Il serait cependant profondément réducteur de cantonner Karim Sergoua au seul rôle d’artiste ou d’enseignant. Il est avant tout un témoin engagé, un passeur qui, à travers les couleurs, les matières, les formes, et même les absences qu’il choisit de laisser, raconte une Algérie contemporaine complexe, faite à la fois de beautés vibrantes, de blessures encore ouvertes, et d’hésitations souvent douloureuses. Son œuvre ne cherche pas à imposer des réponses toutes faites ou des vérités immuables ; au contraire, elle interroge, questionne, et invite le spectateur à s’engager dans une réflexion active. Loin d’être un simple élément décoratif, chaque toile, chaque sculpture, devient un espace de confrontation où l’on ne peut rester indifférent.
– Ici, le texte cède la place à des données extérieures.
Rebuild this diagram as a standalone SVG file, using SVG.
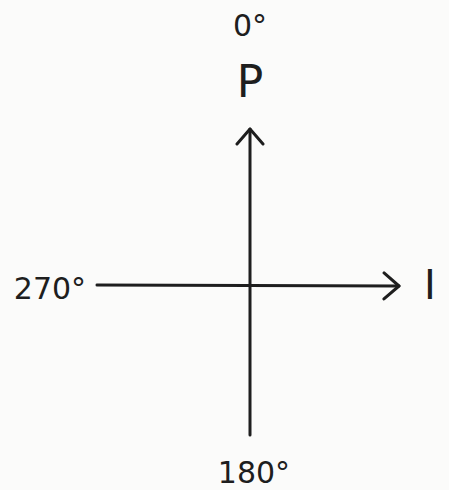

Les œuvres de Karim Sergoua n’exhibent pas un savoir ou un récit figé ; elles suggèrent, laissent des pistes ouvertes, des silences qui résonnent autant que les formes peintes ou sculptées. C’est cette capacité à faire surgir le sensible et le subtil qui confère à son travail une dimension profondément humaine et universelle. En cela, son art incarne une parole lucide et nécessaire, une voix qui refuse le silence et l’effacement, qui revendique la création non seulement comme un acte esthétique, mais aussi comme un acte de résistance face à l’oubli, de mémoire vivante, et de transmission aux générations futures.

Ancré dans la terre algérienne, dans ses racines culturelles et symboliques, le travail de Karim Sergoua transcende pourtant les frontières nationales. Il parle au cœur des spectateurs, là où les identités ne sont pas figées ni immuables, mais vécues, partagées, et toujours en devenir. Par cette universalité sensible, son art s’impose comme une invitation à la rencontre et au dialogue, au-delà des barrières géographiques ou culturelles, faisant de lui une figure majeure de l’art contemporain, aussi bien en Algérie que sur la scène internationale.